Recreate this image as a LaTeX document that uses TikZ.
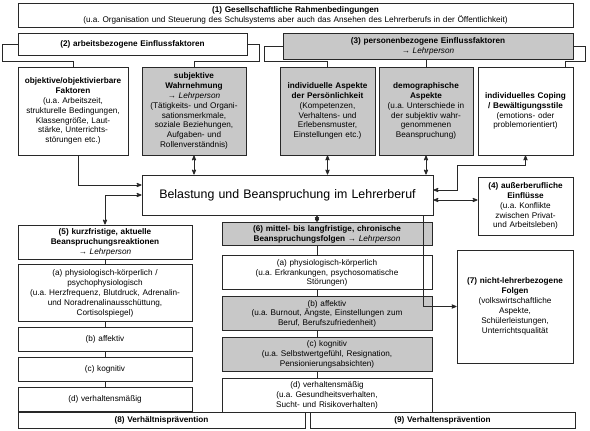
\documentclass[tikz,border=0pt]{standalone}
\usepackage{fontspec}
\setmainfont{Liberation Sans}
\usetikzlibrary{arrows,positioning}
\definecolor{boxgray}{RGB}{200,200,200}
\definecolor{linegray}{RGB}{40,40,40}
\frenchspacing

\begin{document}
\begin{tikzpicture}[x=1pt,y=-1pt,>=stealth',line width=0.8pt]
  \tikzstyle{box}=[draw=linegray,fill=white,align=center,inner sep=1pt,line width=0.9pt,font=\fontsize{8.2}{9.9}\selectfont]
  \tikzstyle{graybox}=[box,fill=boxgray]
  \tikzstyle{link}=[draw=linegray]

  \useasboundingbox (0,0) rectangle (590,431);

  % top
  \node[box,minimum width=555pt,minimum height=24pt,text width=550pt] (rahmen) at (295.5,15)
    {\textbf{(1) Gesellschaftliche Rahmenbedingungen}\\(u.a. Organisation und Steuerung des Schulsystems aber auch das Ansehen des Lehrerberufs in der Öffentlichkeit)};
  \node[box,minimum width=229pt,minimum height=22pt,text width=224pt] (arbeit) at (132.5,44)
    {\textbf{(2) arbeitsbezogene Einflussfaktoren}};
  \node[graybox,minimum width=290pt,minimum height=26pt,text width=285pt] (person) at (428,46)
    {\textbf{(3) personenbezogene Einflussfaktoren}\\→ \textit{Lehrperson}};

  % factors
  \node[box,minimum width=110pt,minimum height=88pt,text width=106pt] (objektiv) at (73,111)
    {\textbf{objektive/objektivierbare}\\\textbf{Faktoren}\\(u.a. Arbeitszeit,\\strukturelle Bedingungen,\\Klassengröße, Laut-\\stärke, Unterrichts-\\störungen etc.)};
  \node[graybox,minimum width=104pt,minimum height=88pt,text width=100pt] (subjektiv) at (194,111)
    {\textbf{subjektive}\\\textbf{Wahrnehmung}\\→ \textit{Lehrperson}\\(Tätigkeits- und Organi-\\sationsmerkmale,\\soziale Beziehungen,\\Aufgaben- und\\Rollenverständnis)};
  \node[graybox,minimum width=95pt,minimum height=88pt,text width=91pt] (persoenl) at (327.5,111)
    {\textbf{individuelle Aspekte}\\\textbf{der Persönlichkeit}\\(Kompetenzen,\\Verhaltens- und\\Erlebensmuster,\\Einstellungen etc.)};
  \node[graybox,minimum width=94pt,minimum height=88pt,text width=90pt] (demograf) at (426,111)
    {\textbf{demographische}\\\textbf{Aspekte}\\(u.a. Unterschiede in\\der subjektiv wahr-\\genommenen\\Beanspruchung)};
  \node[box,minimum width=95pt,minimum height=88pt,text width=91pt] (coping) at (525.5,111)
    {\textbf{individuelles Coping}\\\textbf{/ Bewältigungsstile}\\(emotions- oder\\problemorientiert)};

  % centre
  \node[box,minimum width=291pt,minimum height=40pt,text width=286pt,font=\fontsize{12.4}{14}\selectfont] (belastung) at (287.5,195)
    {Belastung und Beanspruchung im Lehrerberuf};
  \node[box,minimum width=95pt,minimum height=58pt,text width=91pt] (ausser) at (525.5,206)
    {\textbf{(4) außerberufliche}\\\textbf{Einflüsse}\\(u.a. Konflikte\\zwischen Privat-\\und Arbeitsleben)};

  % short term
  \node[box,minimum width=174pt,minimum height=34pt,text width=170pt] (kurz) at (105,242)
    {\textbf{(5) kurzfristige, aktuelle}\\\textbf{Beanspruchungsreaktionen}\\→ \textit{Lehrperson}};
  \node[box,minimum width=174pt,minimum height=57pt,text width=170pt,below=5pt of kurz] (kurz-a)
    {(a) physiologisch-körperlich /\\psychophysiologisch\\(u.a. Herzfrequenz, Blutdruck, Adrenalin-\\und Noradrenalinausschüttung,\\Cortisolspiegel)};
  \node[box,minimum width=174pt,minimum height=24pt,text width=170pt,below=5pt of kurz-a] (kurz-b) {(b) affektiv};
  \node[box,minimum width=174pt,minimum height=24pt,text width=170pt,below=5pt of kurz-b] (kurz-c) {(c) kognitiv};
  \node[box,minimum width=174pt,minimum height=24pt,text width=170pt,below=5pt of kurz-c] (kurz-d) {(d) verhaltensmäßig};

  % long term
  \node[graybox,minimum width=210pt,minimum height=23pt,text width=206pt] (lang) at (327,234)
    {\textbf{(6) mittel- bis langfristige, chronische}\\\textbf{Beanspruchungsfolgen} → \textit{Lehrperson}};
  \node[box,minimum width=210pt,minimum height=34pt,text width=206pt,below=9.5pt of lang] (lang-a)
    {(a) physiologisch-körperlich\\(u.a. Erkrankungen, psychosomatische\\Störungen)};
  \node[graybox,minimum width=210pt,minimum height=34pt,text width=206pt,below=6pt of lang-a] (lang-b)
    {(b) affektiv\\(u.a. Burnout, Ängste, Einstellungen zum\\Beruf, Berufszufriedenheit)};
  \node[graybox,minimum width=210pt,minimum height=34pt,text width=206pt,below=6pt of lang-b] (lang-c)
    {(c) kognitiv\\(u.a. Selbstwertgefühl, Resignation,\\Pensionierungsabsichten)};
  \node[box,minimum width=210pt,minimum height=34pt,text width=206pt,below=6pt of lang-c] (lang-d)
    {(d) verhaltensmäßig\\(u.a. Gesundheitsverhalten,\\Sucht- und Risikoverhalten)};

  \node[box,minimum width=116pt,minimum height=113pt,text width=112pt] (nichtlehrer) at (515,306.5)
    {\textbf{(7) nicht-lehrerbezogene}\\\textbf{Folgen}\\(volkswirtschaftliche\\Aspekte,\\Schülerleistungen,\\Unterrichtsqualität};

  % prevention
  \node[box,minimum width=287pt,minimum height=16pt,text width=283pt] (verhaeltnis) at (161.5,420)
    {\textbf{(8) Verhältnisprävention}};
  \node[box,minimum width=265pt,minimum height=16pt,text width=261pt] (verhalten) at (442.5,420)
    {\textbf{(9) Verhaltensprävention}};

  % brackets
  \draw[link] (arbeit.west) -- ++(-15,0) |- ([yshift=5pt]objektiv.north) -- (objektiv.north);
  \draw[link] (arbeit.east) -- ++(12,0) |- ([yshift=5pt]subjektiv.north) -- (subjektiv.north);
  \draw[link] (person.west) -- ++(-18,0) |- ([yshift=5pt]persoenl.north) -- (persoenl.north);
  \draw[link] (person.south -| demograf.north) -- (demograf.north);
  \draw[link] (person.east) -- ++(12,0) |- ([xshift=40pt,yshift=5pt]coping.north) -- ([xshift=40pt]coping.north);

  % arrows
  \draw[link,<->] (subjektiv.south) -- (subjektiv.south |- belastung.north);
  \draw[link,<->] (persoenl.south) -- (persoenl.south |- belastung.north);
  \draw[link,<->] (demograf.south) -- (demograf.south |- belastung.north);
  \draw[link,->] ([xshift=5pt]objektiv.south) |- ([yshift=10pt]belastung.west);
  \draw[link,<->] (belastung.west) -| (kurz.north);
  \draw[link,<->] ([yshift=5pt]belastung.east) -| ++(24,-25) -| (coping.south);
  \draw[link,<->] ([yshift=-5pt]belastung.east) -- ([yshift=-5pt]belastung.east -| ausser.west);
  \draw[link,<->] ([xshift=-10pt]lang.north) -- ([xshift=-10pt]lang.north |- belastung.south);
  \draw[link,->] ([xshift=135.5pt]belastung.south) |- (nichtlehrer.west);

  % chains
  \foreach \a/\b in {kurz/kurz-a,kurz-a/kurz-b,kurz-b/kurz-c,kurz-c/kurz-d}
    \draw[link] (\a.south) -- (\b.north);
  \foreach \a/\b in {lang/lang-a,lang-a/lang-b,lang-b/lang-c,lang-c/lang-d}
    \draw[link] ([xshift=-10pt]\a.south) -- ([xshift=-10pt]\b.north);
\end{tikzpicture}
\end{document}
┄┄┄┄┄┄
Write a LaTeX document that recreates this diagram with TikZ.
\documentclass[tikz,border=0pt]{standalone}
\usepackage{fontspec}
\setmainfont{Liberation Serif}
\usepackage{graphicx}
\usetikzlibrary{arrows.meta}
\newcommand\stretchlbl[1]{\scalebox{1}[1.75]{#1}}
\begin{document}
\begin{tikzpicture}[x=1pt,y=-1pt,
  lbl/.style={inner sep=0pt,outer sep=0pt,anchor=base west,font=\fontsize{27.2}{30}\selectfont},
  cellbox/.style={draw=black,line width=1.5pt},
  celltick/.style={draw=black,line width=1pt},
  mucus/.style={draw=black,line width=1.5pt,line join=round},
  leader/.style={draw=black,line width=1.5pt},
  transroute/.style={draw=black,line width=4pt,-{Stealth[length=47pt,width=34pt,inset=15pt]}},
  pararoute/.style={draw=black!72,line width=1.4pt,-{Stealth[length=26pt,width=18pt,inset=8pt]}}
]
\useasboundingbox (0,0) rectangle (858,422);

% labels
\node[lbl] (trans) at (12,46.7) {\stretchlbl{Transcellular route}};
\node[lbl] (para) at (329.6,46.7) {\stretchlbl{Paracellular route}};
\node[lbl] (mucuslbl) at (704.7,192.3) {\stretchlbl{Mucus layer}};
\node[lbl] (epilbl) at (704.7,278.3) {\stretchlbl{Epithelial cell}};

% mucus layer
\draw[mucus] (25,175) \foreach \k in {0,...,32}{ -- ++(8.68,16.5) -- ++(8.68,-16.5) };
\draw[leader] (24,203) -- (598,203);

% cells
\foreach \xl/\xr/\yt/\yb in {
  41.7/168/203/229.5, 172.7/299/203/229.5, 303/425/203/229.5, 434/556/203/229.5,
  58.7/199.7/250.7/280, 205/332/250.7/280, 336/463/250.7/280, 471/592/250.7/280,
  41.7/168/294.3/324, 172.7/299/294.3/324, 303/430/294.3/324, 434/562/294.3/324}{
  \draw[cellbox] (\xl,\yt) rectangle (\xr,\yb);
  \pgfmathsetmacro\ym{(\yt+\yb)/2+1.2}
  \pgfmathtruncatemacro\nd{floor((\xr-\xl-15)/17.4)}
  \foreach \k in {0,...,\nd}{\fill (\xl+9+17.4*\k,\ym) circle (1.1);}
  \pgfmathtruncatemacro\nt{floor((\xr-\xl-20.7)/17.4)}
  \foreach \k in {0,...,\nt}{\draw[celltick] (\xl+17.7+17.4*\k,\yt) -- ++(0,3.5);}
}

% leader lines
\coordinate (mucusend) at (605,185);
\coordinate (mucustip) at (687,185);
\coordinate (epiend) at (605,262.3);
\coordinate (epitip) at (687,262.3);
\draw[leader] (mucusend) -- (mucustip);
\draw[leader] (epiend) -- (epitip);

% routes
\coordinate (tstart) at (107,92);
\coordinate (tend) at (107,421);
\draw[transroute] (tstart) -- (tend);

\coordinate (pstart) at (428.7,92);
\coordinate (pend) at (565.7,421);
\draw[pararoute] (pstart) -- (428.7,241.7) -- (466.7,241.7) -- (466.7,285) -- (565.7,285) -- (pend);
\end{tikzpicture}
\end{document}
┄┄┄┄┄┄
Show every line of the listing in which the string "LaTeX" can be found.

[Exercise answer]:
Recreate this image as a LaTeX document that uses TikZ.
Write a LaTeX document that recreates this diagram with TikZ.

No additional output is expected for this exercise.